### [The exercise]
Extract all lines containing "matplotlib".
>>
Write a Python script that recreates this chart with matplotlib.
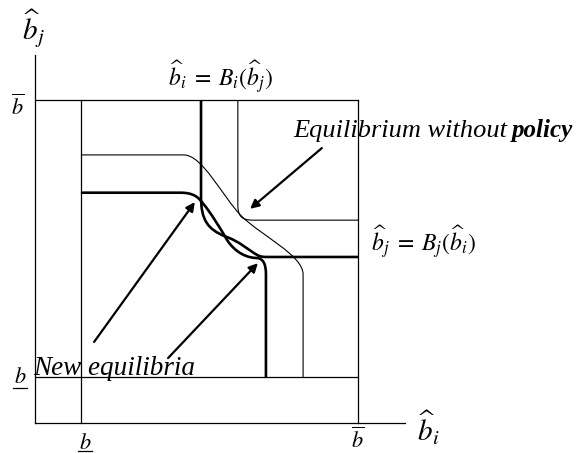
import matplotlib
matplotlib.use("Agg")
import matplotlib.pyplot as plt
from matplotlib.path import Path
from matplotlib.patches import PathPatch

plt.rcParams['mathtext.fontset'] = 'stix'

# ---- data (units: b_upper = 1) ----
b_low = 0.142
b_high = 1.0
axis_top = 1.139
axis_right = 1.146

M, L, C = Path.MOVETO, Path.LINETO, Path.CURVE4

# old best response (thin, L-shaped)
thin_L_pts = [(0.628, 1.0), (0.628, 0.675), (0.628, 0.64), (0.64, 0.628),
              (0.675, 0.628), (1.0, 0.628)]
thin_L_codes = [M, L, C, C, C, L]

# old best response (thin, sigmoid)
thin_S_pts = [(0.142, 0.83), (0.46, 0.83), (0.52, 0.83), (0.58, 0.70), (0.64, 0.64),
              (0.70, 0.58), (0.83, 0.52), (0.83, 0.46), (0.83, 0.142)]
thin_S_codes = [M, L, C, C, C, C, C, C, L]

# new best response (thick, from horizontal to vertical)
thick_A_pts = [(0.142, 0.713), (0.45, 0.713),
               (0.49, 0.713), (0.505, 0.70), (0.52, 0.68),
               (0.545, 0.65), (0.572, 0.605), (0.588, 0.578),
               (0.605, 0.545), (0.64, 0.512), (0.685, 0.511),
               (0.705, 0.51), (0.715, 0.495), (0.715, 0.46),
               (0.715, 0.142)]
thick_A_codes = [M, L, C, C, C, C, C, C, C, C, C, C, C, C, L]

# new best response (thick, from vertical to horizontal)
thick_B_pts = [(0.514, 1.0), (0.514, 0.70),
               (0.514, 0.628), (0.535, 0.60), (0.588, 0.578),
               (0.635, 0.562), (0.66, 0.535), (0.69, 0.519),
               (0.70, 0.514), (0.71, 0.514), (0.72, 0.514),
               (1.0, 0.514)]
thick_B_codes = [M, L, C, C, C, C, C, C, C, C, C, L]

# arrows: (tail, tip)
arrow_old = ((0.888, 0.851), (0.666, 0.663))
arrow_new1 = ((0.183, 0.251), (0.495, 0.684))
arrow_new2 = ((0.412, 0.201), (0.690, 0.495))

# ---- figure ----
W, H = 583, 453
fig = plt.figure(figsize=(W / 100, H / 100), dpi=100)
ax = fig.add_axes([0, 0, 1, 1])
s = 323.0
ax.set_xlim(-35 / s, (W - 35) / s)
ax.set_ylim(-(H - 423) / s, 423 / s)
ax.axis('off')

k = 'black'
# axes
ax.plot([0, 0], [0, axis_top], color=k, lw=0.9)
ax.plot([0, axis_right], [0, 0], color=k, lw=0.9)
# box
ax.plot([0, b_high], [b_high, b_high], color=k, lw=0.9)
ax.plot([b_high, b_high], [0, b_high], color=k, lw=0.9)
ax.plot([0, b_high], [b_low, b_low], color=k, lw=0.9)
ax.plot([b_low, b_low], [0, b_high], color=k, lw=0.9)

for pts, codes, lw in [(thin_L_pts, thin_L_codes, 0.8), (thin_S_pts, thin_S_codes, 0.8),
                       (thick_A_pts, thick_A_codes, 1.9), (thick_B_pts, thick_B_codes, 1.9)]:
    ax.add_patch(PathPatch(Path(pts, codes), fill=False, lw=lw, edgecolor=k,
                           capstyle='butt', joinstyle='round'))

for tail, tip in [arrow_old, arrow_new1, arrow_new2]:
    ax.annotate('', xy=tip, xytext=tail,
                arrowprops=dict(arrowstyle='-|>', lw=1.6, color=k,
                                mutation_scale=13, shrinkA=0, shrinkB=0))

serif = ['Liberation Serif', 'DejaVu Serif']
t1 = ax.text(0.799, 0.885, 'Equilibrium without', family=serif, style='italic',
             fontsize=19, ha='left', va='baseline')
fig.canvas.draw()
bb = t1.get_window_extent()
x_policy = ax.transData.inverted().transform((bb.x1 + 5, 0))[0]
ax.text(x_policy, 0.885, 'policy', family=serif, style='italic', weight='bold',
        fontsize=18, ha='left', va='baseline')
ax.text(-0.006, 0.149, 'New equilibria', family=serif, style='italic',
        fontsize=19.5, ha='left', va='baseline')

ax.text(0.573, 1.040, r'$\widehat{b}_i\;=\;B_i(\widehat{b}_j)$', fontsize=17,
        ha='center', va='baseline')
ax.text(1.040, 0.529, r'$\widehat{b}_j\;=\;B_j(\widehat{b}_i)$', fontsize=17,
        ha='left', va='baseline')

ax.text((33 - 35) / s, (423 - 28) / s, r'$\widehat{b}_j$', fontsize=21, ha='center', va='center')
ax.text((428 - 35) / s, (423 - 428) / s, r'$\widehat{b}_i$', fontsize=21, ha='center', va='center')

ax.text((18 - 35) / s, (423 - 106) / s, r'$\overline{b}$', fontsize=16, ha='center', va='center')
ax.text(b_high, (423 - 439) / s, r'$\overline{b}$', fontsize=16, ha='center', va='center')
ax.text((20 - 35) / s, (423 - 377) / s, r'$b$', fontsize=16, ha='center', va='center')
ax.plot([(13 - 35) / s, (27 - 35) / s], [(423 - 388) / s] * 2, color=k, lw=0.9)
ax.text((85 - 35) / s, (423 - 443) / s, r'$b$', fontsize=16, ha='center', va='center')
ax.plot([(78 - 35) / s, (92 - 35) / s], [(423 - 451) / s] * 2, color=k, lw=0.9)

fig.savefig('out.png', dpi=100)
<<
### [Task result]
Write a Python script that recreates this chart with matplotlib.
import matplotlib
matplotlib.use("Agg")
import matplotlib.pyplot as plt
from matplotlib.path import Path
from matplotlib.patches import PathPatch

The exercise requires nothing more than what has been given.